Reaching a new acme in irresponsible fear-mongering, the far-left Guardian newspaper is now warning that President Donald Trump intends to obliterate the human rights movement, knocking humanity back to the pre-Civil Rights era.
Trump’s installation in the White House not only poses a threat to “global alliances, international trade and even fact-based discussion,” Guardian writer Natalie Nougayrède breathlessly exclaims, it also “risks unleashing a tsunami that could sweep away the human rights movement as it has so far existed.”
According to Ms. Nougayrède, President Trump “overtly despises the notions of fundamental rights and human dignity,” which will come as news to those who have actually bothered to inform themselves of Trump’s views.
The Guardian doesn’t explain how Mr. Trump intends to bring about his draconian human rights apocalypse, or even what this might look like, but assures readers that it will happen soon.
Across the world, the article states, “imprisoned dissidents, repressed journalists, censored writers, hounded political oppositions, stigmatised minorities are all set to lose out.” As a defender of free speech and a vocal advocate of dissidents, however, Mr. Trump seems poorly poised to turn on them.
In point of fact, Nougayrède’s article is long on insults and short on facts, a trademark of modern Leftist discourse. So, according to the writer, Mr. Trump is “a crude bigot who has targeted women and religious and ethnic groups” as well as “a blatant racist, demagogue and would-be dictator.”
If Ms. Nougayrède’s essay were a high school homework assignment, her teacher might well laud her creativity, while counseling her to tone down the hyperbole. As a news piece, however, it fails completely.
It is true that Mr. Trump’s understanding of human rights, as well as the best means for defending and promoting them, may differ considerably from the Guardian’s.

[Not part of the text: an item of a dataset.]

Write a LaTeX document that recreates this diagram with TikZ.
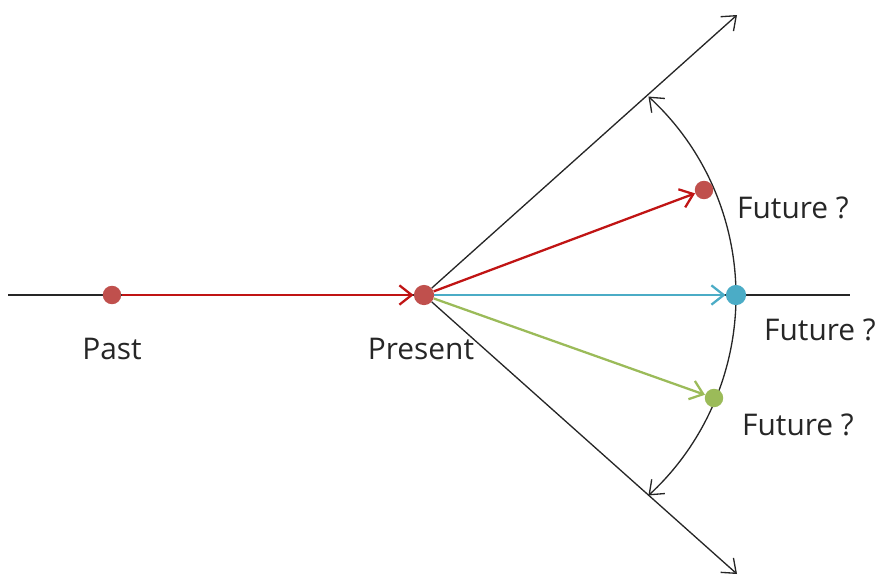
\documentclass[tikz,border=0pt]{standalone}
\usepackage{fontspec}
\setmainfont{Open Sans}
\usetikzlibrary{arrows.meta}

\definecolor{dotred}{RGB}{192,80,77}
\definecolor{linered}{RGB}{192,20,20}
\definecolor{dotblue}{RGB}{75,172,198}
\definecolor{dotgreen}{RGB}{155,187,89}

\tikzset{
  dot/.style={circle, inner sep=0pt, minimum size=#1},
  dot/.default=10.5pt,
  timeline/.style={line width=0.75pt, black!85},
  ray/.style={line width=0.75pt, black!85, -{Straight Barb[length=7pt,width=11pt]}},
  path/.style={line width=1.3pt, -{Straight Barb[length=7pt,width=11pt]}},
  lbl/.style={font=\fontsize{17}{20}\selectfont, text=black!85}
}

\begin{document}
\begin{tikzpicture}[x=0.02cm, y=-0.02cm]
        \useasboundingbox (0,0) rectangle (882,576);
        % \draw[help lines, gray!30] (0,0) grid[step=50] (882,576);

        % main time line
        \draw[timeline] (8,295) -- (850,295);

        \node[dot, fill=dotred] (past) at (112,295) {};
        \node[dot=11.5pt, fill=dotred] (present) at (424,295) {};
        \node[lbl] (pastlbl) at (112,349) {Past};
        \node[lbl] (presentlbl) at (421,349) {Present};

        % cone of futures
        \coordinate (uptip) at (737,15);
        \coordinate (lowtip) at (737,574);
        \draw[ray] (present) -- (uptip);
        \draw[ray] (present) -- (lowtip);
        \draw[timeline, {Straight Barb[length=7pt,width=11pt]}-{Straight Barb[length=7pt,width=11pt]}]
          (465,296) ++(-47.4:271) arc (-47.4:47.4:271);

        \node[dot, fill=dotred] (futa) at (704,190) {};
        \node[dot=11.5pt, fill=dotblue] (futb) at (736,295) {};
        \node[dot, fill=dotgreen] (futc) at (714,398) {};

        \node[lbl] (futalbl) at (793,208) {Future ?};
        \node[lbl] (futblbl) at (820,330) {Future ?};
        \node[lbl] (futclbl) at (798,425) {Future ?};

        % arrows
        \draw[path, linered] (past) -- (present);
        \draw[path, linered] (present) -- (futa);
        \draw[path, dotblue] (present) -- (futb);
        \draw[path, dotgreen] (present) -- (futc);
      \end{tikzpicture}
\end{document}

The President has defended the right to life of unborn children, for instance, and promised to nominate pro-life judges to the Supreme Court and defund abortion giant Planned Parenthood, but these are not the sort of human rights that the Guardian cares about.
Neither is the right to religious liberty, which President Trump champions. One of his first acts as President was to issue an executive order to protect conscience rights and minimize the economic and moral burden of President Obama’s Affordable Care Act.
Despite the Guardian’s prophecy that “the very words ‘human rights’ are likely to disappear altogether from the official vocabulary” of western diplomacy, this is not likely to happen any time soon.
What seems far more probable is that the Trump presidency will fuel a vigorous discussion on human rights and how best to guarantee them.
Moreover, if his first acts are any indication, there will also be a shift in which rights take center stage.
It was the great human rights champion Saint John Paul II who said that the right to life is “the first of the fundamental rights,” and that religious liberty is “the source and synthesis” of all human rights, understood as “the right to live in the truth of one’s faith and in conformity with one’s transcendent dignity as a person.”
If the right to life and the right to religious freedom are indeed the most fundamental of all human rights, then it appears that President Trump may turn out to be a powerful ally and advocate of human rights rather than their destroyer.
Perhaps that’s the real tsunami that has certain people in a panic.